Brock paused, clutching the envelope between his two little paws, and Barry realised that they were trembling. ‘No,’ Brock muttered, shaking his head. ‘That would keep you from your rounds. You’d better—’

‘I have time,’ Barry told the badger. His own nose was now picking up the unmistakable scent of jasmine tea from somewhere within the burrow. ‘The parcels will keep.’

Barry followed the badger inside, closing the door quietly behind him.

#

It only took a minute to read the letter. When he’d finished, they still had most of a mug of tea sitting before them, and they sat in silence before each taking a sip of the scalding liquid.

‘Well,’ Barry said, looking about the kitchen for comment. ‘I thought that was a lovely letter.’

‘Hm,’ Brock muttered, taking another delicate sip. ‘It’s a rote reply, I’m sure they wrote several.’

Barry didn’t tell him that only one of the letters he’d taken to the Shetlands in the past three days had been an apology. Instead, he took another sip of tea, mindful that he still had a morning’s bikeride ahead of him and that, while his cousins may have been comfortable using latrine pillars...

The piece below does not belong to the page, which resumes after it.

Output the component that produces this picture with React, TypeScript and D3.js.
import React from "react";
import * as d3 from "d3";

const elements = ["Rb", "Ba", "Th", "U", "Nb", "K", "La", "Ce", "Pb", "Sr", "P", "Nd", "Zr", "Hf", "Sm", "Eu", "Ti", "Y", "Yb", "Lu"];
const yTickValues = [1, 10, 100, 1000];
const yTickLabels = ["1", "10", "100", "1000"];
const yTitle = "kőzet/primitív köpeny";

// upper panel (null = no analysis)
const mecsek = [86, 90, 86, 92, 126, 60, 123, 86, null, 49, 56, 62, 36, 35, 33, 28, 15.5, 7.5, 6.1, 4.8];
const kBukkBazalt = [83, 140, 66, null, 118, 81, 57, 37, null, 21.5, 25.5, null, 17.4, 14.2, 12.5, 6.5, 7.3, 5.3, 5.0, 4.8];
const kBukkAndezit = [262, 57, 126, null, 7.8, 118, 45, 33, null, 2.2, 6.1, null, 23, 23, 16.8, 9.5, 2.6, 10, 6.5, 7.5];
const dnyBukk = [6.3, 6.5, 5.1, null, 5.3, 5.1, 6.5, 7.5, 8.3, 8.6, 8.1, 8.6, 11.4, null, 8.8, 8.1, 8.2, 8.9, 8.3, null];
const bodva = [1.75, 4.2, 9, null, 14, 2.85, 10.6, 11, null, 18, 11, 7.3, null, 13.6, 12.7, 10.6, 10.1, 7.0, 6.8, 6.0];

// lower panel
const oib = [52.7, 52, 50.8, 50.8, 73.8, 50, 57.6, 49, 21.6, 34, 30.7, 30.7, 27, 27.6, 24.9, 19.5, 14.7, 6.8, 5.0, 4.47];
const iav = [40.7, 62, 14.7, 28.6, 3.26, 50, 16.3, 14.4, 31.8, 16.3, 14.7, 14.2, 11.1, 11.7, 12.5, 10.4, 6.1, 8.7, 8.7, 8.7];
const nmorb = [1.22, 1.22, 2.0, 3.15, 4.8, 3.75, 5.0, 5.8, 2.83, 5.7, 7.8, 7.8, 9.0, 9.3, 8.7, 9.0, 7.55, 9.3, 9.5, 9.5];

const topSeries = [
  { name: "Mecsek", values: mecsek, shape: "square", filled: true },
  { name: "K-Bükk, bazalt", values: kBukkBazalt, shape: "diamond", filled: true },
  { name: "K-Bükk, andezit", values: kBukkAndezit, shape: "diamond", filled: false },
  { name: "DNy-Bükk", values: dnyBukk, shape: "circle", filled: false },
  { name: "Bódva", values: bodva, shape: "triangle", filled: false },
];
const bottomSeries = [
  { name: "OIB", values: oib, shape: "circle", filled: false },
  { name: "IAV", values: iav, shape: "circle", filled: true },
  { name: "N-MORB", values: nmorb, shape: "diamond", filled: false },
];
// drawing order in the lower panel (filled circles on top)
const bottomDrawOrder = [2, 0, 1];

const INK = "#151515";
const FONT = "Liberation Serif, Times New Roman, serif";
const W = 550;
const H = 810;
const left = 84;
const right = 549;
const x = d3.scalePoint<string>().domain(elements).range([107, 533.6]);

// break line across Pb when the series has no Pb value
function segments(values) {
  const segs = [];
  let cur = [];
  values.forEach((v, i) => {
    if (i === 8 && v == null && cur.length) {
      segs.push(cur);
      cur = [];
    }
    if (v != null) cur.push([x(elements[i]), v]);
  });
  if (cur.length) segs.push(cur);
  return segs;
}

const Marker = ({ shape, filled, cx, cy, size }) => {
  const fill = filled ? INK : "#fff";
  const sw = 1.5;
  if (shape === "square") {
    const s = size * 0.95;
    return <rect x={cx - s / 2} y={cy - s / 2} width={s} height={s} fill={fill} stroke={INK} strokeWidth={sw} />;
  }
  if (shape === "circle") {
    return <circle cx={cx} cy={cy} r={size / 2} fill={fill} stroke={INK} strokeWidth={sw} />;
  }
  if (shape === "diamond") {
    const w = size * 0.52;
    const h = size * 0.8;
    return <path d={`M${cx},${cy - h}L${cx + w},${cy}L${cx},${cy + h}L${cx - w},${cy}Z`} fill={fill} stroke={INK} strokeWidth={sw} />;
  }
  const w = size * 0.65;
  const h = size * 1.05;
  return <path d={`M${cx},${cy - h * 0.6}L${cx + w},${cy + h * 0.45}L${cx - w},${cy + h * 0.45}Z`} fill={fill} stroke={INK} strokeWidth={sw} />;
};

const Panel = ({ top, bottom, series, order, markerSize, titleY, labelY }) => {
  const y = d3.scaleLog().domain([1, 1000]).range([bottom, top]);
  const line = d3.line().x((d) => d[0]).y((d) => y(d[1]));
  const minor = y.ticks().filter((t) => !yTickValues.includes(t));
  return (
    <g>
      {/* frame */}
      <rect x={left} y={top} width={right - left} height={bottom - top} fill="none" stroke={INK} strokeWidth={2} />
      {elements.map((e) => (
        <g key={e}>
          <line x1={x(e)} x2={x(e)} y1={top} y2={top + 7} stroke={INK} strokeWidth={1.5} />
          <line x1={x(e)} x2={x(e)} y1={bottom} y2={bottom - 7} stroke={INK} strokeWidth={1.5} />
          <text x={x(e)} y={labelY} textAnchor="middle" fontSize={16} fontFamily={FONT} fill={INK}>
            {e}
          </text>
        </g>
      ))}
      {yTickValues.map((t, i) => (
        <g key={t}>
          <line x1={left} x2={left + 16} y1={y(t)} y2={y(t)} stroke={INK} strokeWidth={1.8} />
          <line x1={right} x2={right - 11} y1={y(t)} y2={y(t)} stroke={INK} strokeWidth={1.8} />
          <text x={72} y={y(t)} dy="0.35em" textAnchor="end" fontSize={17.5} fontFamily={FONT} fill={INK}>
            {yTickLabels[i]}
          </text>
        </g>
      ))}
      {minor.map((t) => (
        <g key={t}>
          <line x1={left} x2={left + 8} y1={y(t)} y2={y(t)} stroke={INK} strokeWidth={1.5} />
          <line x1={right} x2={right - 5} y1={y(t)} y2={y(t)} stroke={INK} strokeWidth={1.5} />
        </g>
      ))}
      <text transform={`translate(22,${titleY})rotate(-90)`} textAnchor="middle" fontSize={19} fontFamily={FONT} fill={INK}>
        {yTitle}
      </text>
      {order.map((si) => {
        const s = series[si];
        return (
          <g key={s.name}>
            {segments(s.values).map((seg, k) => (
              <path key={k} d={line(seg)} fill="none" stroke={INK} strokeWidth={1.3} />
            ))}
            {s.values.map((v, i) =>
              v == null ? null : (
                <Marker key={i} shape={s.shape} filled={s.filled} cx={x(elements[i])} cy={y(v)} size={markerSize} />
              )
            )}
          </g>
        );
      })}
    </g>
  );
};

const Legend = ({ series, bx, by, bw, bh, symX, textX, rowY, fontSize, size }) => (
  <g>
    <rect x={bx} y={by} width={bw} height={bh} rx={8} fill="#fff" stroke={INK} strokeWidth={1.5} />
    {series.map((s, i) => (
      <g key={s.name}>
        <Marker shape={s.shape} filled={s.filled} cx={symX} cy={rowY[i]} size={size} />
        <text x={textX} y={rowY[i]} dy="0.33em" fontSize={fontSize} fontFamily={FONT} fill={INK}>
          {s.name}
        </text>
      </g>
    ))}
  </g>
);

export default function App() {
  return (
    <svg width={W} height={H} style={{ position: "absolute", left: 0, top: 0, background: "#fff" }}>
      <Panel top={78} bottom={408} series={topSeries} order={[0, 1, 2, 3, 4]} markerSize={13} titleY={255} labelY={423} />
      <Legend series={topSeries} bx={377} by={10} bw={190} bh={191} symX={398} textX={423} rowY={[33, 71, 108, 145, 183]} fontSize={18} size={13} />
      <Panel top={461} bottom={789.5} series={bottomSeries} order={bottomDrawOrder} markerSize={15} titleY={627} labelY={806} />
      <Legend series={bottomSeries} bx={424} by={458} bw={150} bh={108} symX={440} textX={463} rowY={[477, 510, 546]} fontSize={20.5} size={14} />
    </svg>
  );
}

‘Well,’ he said, ‘I suppose I should—’

‘Oh, yes, your deliveries,’ the badger said, rising quick enough to clatter his teacup upon its saucer. ‘You’d better—I’d better show you—dark in here for your eyes, I expect—don’t want you bashing into anything expensive—’

Brock hustled ahead, whiskers twitching. At the door, he paused, hand on the knob, before turning to the post-hound. ‘It was a lovely letter,’ he said, quietly. ‘I suppose I’d better write,’ he started, opening the door—

To the sheets of rain now falling all over the path, the hill, and Barry’s bicycle … with its bags of flour for the Shetlands now entirely sodden. Barry’s face dropped.

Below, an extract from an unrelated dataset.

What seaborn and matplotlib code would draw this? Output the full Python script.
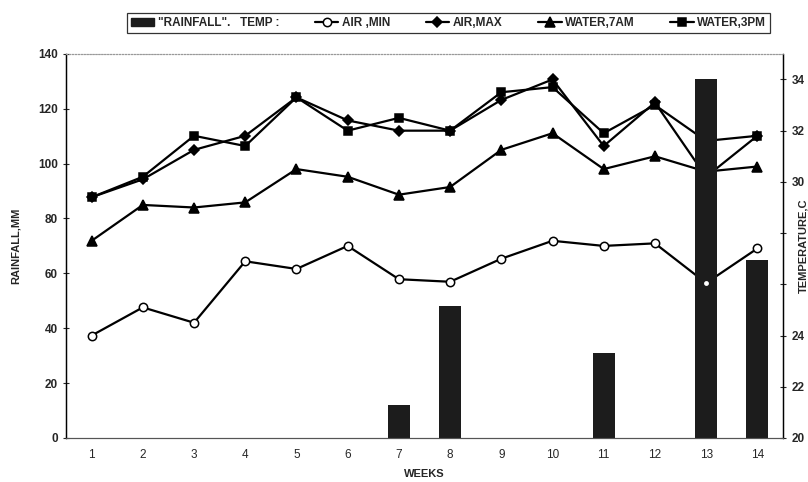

‘So much for the cake,’ he sighed.

‘Not with only eggs, cream, and sugar,’ the badger said, his whiskers twitching faster now. ‘But perhaps … you’d better follow me, pup, and stay close.’

#

Brock moved quickly through the burrow—and Barry, who’d spent the past five years riding around town on a bicycle while the badger had presumably sat in an armchair scowling at the newspaper, had to struggle to keep pace. He suspected even Graydon would lose to Brock’s increasingly urgent dash, as they turned left, then right, then left again, past more branching corridors and doorways than Barry had imagined lay behind Brock’s front door. Finally, they descended a spiralling set of stairs; Barry paused at the bottom to catch his breath, while Brock moved to a wooden rack and selected a particularly dusty bottle, wiping it off with a rag.

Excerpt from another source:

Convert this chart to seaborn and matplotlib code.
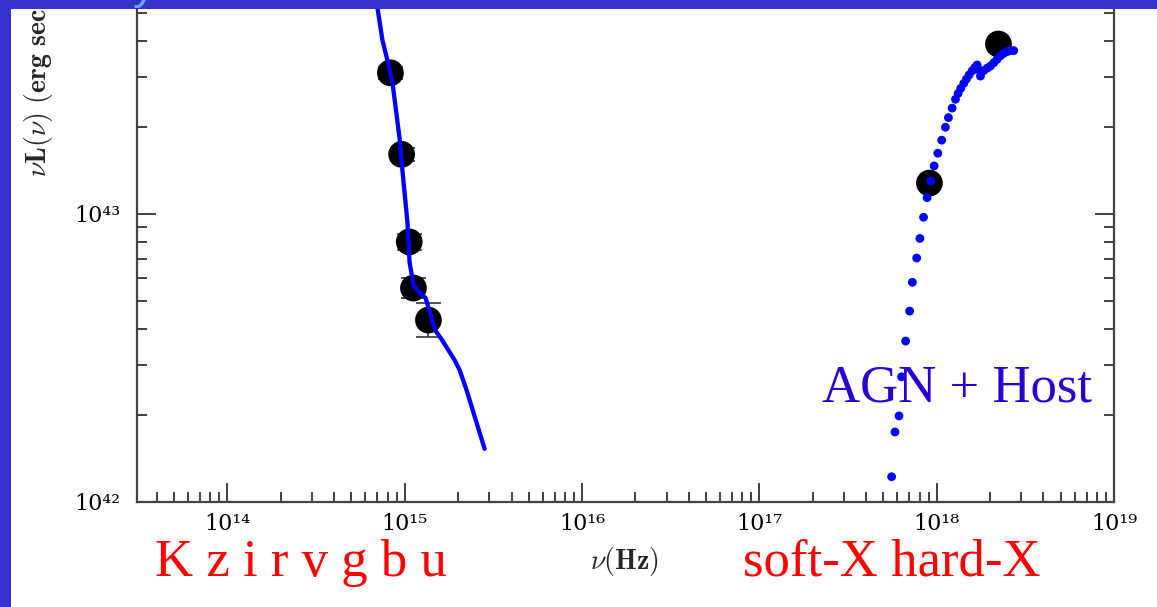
import matplotlib
matplotlib.use("Agg")
import matplotlib.pyplot as plt
import seaborn as sns
from matplotlib.patches import Rectangle
from matplotlib.ticker import FixedLocator, FixedFormatter, LogLocator, NullFormatter

# ---------------- data ----------------
# observed photometry (optical/UV), erg/s
opt_nu = [8.3e14, 9.6e14, 1.06e15, 1.12e15, 1.36e15]
opt_L = [3.09e43, 1.61e43, 8.0e42, 5.53e42, 4.28e42]
opt_err_lo = [0.15e43, 0.08e43, 0.50e42, 0.42e42, 0.55e42]
opt_err_hi = [0.15e43, 0.08e43, 0.53e42, 0.46e42, 0.62e42]
# observed X-ray points
xray_nu = [9.1e17, 2.23e18]
xray_L = [1.28e43, 3.89e43]

# AGN + Host model, optical/UV part (line)
model_opt_nu = [6.84e14, 7.48e14, 8.20e14, 8.53e14, 9.34e14, 9.71e14, 1.036e15,
                1.064e15, 1.12e15, 1.20e15, 1.31e15, 1.49e15, 1.61e15, 1.91e15,
                2.04e15, 2.23e15, 2.82e15]
model_opt_L = [5.76e43, 4.02e43, 3.19e43, 2.85e43, 1.84e43, 1.41e43, 9.31e42,
               6.81e42, 5.67e42, 5.36e42, 5.11e42, 3.93e42, 3.68e42, 3.11e42,
               2.87e42, 2.45e42, 1.53e42]

# AGN + Host model, X-ray part (dots)
model_x_nu = [5.57e17, 5.82e17, 6.13e17, 6.34e17, 6.68e17, 7.04e17, 7.29e17, 7.71e17,
              8.04e17, 8.43e17, 8.83e17, 9.25e17, 9.67e17, 1.014e18, 1.067e18, 1.12e18,
              1.165e18, 1.222e18, 1.276e18, 1.321e18, 1.367e18, 1.422e18, 1.472e18,
              1.524e18, 1.585e18, 1.64e18, 1.69e18, 1.738e18, 1.766e18, 1.845e18,
              1.928e18, 2.01e18, 2.10e18, 2.19e18, 2.29e18, 2.39e18, 2.50e18, 2.61e18,
              2.72e18]
model_x_L = [1.224e42, 1.75e42, 1.99e42, 2.72e42, 3.62e42, 4.60e42, 5.79e42, 7.03e42,
             8.22e42, 9.74e42, 1.139e43, 1.302e43, 1.468e43, 1.625e43, 1.803e43, 2.0e43,
             2.16e43, 2.33e43, 2.50e43, 2.62e43, 2.73e43, 2.84e43, 2.94e43,
             3.04e43, 3.14e43, 3.22e43, 3.29e43, 3.16e43, 3.01e43, 3.145e43,
             3.21e43, 3.26e43, 3.35e43, 3.44e43, 3.54e43, 3.61e43, 3.66e43, 3.69e43,
             3.69e43]

x_major = [1e14, 1e15, 1e16, 1e17, 1e18, 1e19]
x_major_labels = ["10¹⁴", "10¹⁵", "10¹⁶", "10¹⁷", "10¹⁸", "10¹⁹"]
y_major = [1e42, 1e43]
y_major_labels = ["10⁴²", "10⁴³"]

band_labels = "K z i r v g b u"
xray_labels = "soft-X hard-X"
model_label = "AGN + Host"
y_title = r"$\nu\mathbf{L}(\nu)\ \mathbf{(erg\ sec^{-1}\ Hz^{-1})}$"
x_title = r"$\nu\mathbf{(Hz)}$"

# ---------------- figure ----------------
sns.set_style("white")
plt.rcParams["mathtext.fontset"] = "cm"
plt.rcParams["font.family"] = ["DejaVu Serif"]

W, H = 1157, 607
fig = plt.figure(figsize=(W / 100, H / 100), dpi=100)
fig.patch.set_facecolor("white")

ax = fig.add_axes([137 / W, 1 - 502 / H, (1114 - 137) / W, 502 / H])
ax.set_xscale("log")
ax.set_yscale("log")

ax.errorbar(opt_nu, opt_L, yerr=[opt_err_lo, opt_err_hi], fmt="none",
            ecolor="#333333", elinewidth=1.2, capsize=9, capthick=1.2, zorder=2)
sns.scatterplot(x=opt_nu + xray_nu, y=opt_L + xray_L, color="black", s=370,
                edgecolor="none", ax=ax, zorder=3)
sns.lineplot(x=model_opt_nu, y=model_opt_L, sort=False, color="#0000ff",
             linewidth=3.1, ax=ax, zorder=4)
sns.scatterplot(x=model_x_nu, y=model_x_L, color="#0000ff", s=40,
                edgecolor="none", ax=ax, zorder=5)

ax.set_xlim(3.09e13, 1e19)
ax.set_ylim(1e42, 5.53e43)
ax.set_xlabel("")
ax.set_ylabel("")

ax.xaxis.set_major_locator(FixedLocator(x_major))
ax.xaxis.set_major_formatter(FixedFormatter(x_major_labels))
ax.xaxis.set_minor_locator(LogLocator(base=10, subs=[2, 3, 4, 5, 6, 7, 8, 9], numticks=20))
ax.xaxis.set_minor_formatter(NullFormatter())
ax.yaxis.set_major_locator(FixedLocator(y_major))
ax.yaxis.set_major_formatter(FixedFormatter(y_major_labels))
ax.yaxis.set_minor_locator(LogLocator(base=10, subs=[2, 3, 4, 5, 6, 7, 8, 9], numticks=20))
ax.yaxis.set_minor_formatter(NullFormatter())

ax.tick_params(which="both", direction="in", top=False, right=True, bottom=True, left=True,
               color="#333333", width=1.3, labelsize=16, labelcolor="black")
ax.tick_params(which="major", length=14)
ax.tick_params(which="minor", length=7.5)
ax.tick_params(axis="x", which="major", pad=8)
ax.tick_params(axis="y", which="major", pad=12)
for lab in ax.get_xticklabels() + ax.get_yticklabels():
    lab.set_family("DejaVu Serif")

for side in ["left", "bottom", "right"]:
    ax.spines[side].set_color("#444444")
    ax.spines[side].set_linewidth(1.6)
ax.spines["top"].set_visible(False)

# axis labels
fig.text(38 / W, 1 - 177 / H, y_title, rotation=90,
         ha="center", va="bottom", fontsize=20)
fig.text(624 / W, 1 - 569 / H, x_title, ha="center", va="baseline",
         fontsize=20)

# annotations
fig.text(301 / W, 1 - 576 / H, band_labels, ha="center", va="baseline",
         fontsize=38, family="Liberation Serif", color="#ff0000")
fig.text(892 / W, 1 - 576 / H, xray_labels, ha="center", va="baseline",
         fontsize=38, family="Liberation Serif", color="#ff0000")
fig.text(957 / W, 1 - 401 / H, model_label, ha="center", va="baseline",
         fontsize=38, family="Liberation Serif", color="#2a00d0")

# slide frame
fig.add_artist(Rectangle((0, 1 - 8.5 / H), 1, 8.5 / H, transform=fig.transFigure,
                         facecolor="#3333cc", edgecolor="none", zorder=10))
fig.add_artist(Rectangle((0, 0), 11 / W, 1, transform=fig.transFigure,
                         facecolor="#3333cc", edgecolor="none", zorder=10))
fig.text(144 / W, 1 + 1 / H, "y", ha="center", va="baseline", fontsize=32,
         family="Liberation Sans", color="#66aaff", zorder=11)

fig.savefig("out.png", dpi=100, facecolor="white")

‘You’d better go,’ he said, passing the bottle back. ‘They’re expecting you, after all. I—’ he glanced back. ‘I think I may have left the kettle—’

‘But I haven’t the faintest idea,’ Barry said, pushing the bottle back toward Brock’s claws, ‘how to make eggnog. I am only a pup, after all.’

The badger scoffed.

#

They left when the rain eased up, and only a light drizzle pattered their coats as they walked up toward the Shetland’s house, Brock cradling the bottle carefully. Barry smiled to himself, reached up, and rang the door-knocker to make a quite unexpected delivery.